Court of Appeals of New York.
Nov 17, 2011
2011 N.Y. Slip Op. 8228 (N.Y. 2011)

Opinion

2011-11-17

CITY SCHOOL DISTRICT OF the CITY OF NEW YORK, Appellant, v. Colleen McGRAHAM, Respondent.

Michael A. Cardozo, Corporation Counsel, New York City (Stephen J. McGrath, Cheryl Payer and Leonard Koerner of counsel), for appellant. Maria Elena Gonzalez, New York City, and Richard E. Casagrande for respondent.


Michael A. Cardozo, Corporation Counsel, New York City (Stephen J. McGrath, Cheryl Payer and Leonard Koerner of counsel), for appellant. Maria Elena Gonzalez, New York City, and Richard E. Casagrande for respondent.

OPINION OF THE COURT

MEMORANDUM.

The order of the Appellate Division should be affirmed, with costs.

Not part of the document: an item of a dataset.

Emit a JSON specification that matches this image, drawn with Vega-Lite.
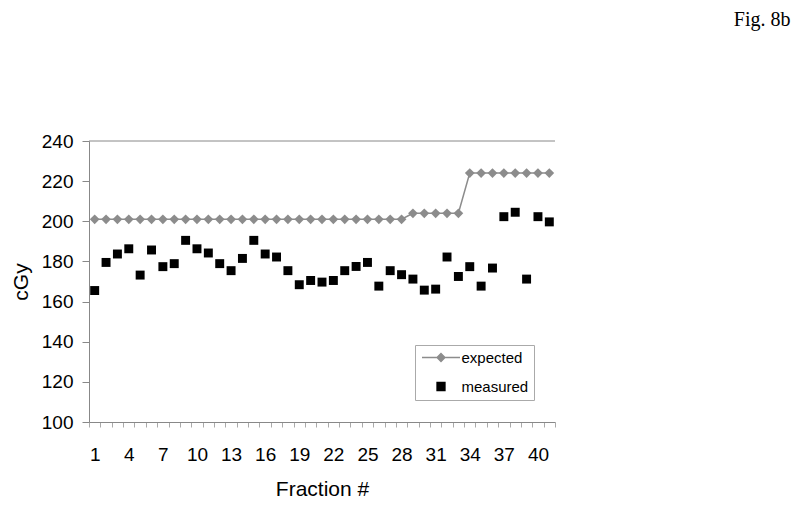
{
  "$schema": "https://vega.github.io/schema/vega-lite/v6.json",
  "width": 466,
  "height": 281,
  "autosize": {"type": "none"},
  "padding": {"left": 89, "top": 141, "right": 245, "bottom": 85},
  "background": "white",
  "title": {"text": "Fig. 8b", "anchor": "end", "font": "Liberation Serif", "fontSize": 20, "fontWeight": "normal", "color": "black", "dx": 235, "offset": 102},
  "config": {"view": {"stroke": null}, "font": "Liberation Sans"},
  "data": {"values": [
    {"fraction": 1, "expected": 201, "measured": 165.5},
    {"fraction": 2, "expected": 201, "measured": 179.5},
    {"fraction": 3, "expected": 201, "measured": 183.7},
    {"fraction": 4, "expected": 201, "measured": 186.3},
    {"fraction": 5, "expected": 201, "measured": 173.2},
    {"fraction": 6, "expected": 201, "measured": 185.7},
    {"fraction": 7, "expected": 201, "measured": 177.4},
    {"fraction": 8, "expected": 201, "measured": 178.9},
    {"fraction": 9, "expected": 201, "measured": 190.5},
    {"fraction": 10, "expected": 201, "measured": 186.3},
    {"fraction": 11, "expected": 201, "measured": 184.2},
    {"fraction": 12, "expected": 201, "measured": 178.9},
    {"fraction": 13, "expected": 201, "measured": 175.4},
    {"fraction": 14, "expected": 201, "measured": 181.5},
    {"fraction": 15, "expected": 201, "measured": 190.5},
    {"fraction": 16, "expected": 201, "measured": 183.7},
    {"fraction": 17, "expected": 201, "measured": 182.2},
    {"fraction": 18, "expected": 201, "measured": 175.4},
    {"fraction": 19, "expected": 201, "measured": 168.4},
    {"fraction": 20, "expected": 201, "measured": 170.5},
    {"fraction": 21, "expected": 201, "measured": 169.7},
    {"fraction": 22, "expected": 201, "measured": 170.5},
    {"fraction": 23, "expected": 201, "measured": 175.4},
    {"fraction": 24, "expected": 201, "measured": 177.5},
    {"fraction": 25, "expected": 201, "measured": 179.5},
    {"fraction": 26, "expected": 201, "measured": 167.7},
    {"fraction": 27, "expected": 201, "measured": 175.4},
    {"fraction": 28, "expected": 201, "measured": 173.4},
    {"fraction": 29, "expected": 204, "measured": 171.2},
    {"fraction": 30, "expected": 204, "measured": 165.7},
    {"fraction": 31, "expected": 204, "measured": 166.2},
    {"fraction": 32, "expected": 204, "measured": 182.2},
    {"fraction": 33, "expected": 204, "measured": 172.5},
    {"fraction": 34, "expected": 224, "measured": 177.4},
    {"fraction": 35, "expected": 224, "measured": 167.7},
    {"fraction": 36, "expected": 224, "measured": 176.7},
    {"fraction": 37, "expected": 224, "measured": 202.3},
    {"fraction": 38, "expected": 224, "measured": 204.5},
    {"fraction": 39, "expected": 224, "measured": 171.2},
    {"fraction": 40, "expected": 224, "measured": 202.3},
    {"fraction": 41, "expected": 224, "measured": 199.7}
  ]},
  "encoding": {
    "x": {
      "field": "fraction", "type": "ordinal",
      "scale": {"paddingInner": 0, "paddingOuter": 0},
      "axis": {
        "title": "Fraction #", "labelAngle": 0, "tickBand": "extent",
        "labelExpr": "(datum.value - 1) % 3 === 0 ? datum.label : ''",
        "labelOverlap": false, "domainColor": "#888888", "tickColor": "#aaaaaa", "tickSize": 5,
        "labelFont": "Liberation Sans", "labelFontSize": 19, "labelPadding": 18, "labelColor": "black",
        "titleFont": "Liberation Sans", "titleFontSize": 21, "titleFontWeight": "normal", "titlePadding": 14, "titleColor": "black"
      }
    }
  },
  "layer": [
    {
      "data": {"values": [{"top": 240}]},
      "mark": {"type": "rule", "color": "#888888", "strokeWidth": 1},
      "encoding": {
        "x": null,
        "y": {"field": "top", "type": "quantitative", "title": "cGy"}
      }
    },
    {
      "mark": {"type": "line", "strokeWidth": 1.5},
      "encoding": {
        "y": {
          "field": "expected", "type": "quantitative", "title": "cGy",
          "scale": {"domain": [100, 240], "nice": false, "zero": false},
          "axis": {
            "values": [100, 120, 140, 160, 180, 200, 220, 240], "grid": false,
            "domainColor": "#888888", "tickColor": "#888888", "tickSize": 7, "labelPadding": 9,
            "labelFont": "Liberation Sans", "labelFontSize": 19, "labelColor": "black",
            "titleFont": "Liberation Sans", "titleFontSize": 21, "titleFontWeight": "normal", "titlePadding": 10, "titleColor": "black"
          }
        },
        "color": {
          "datum": "expected",
          "scale": {"domain": ["expected", "measured"], "range": ["#8c8c8c", "#000000"]},
          "legend": {
            "title": null, "orient": "none", "legendX": 326, "legendY": 204,
            "strokeColor": "#aaaaaa", "padding": 5, "rowPadding": 13,
            "labelFont": "Liberation Sans", "labelFontSize": 15, "labelColor": "black",
            "symbolSize": 64, "symbolOffset": 13.5, "labelOffset": 13,
            "encode": {
              "symbols": {
                "update": {
                  "shape": {"signal": "datum.value === 'expected' ? 'M-4.75,0H4.75M0,-1L1,0L0,1L-1,0Z' : 'M-1,-1H1V1H-1Z'"},
                  "fill": {"signal": "datum.value === 'expected' ? '#8c8c8c' : '#000000'"},
                  "stroke": {"signal": "datum.value === 'expected' ? '#8c8c8c' : '#000000'"},
                  "strokeWidth": {"value": 1.3},
                  "opacity": {"value": 1},
                  "fillOpacity": {"value": 1}
                }
              }
            }
          }
        }
      }
    },
    {
      "mark": {"type": "point", "shape": "diamond", "filled": true, "size": 95, "opacity": 1},
      "encoding": {
        "y": {"field": "expected", "type": "quantitative", "title": "cGy"},
        "color": {"datum": "expected"}
      }
    },
    {
      "mark": {"type": "square", "size": 80, "opacity": 1},
      "encoding": {
        "y": {"field": "measured", "type": "quantitative", "title": "cGy"},
        "color": {"datum": "measured"}
      }
    }
  ]
}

Respondent, a 36–year–old tenured high school teacher, was the subject of disciplinary charges pursuant to Education Law § 3020–a as a result of her improper conduct with respect to a 15–year–old male student. Respondent corresponded with the student electronically outside of school hours—sometimes late at night—about a variety of personal matters and tried to discuss with him the nature of their relationship, which, in her view, was potentially romantic. There was, however, no physical contact, let alone a physical relationship, between the two and none of her communications were of a sexual nature. They never met outside of school grounds.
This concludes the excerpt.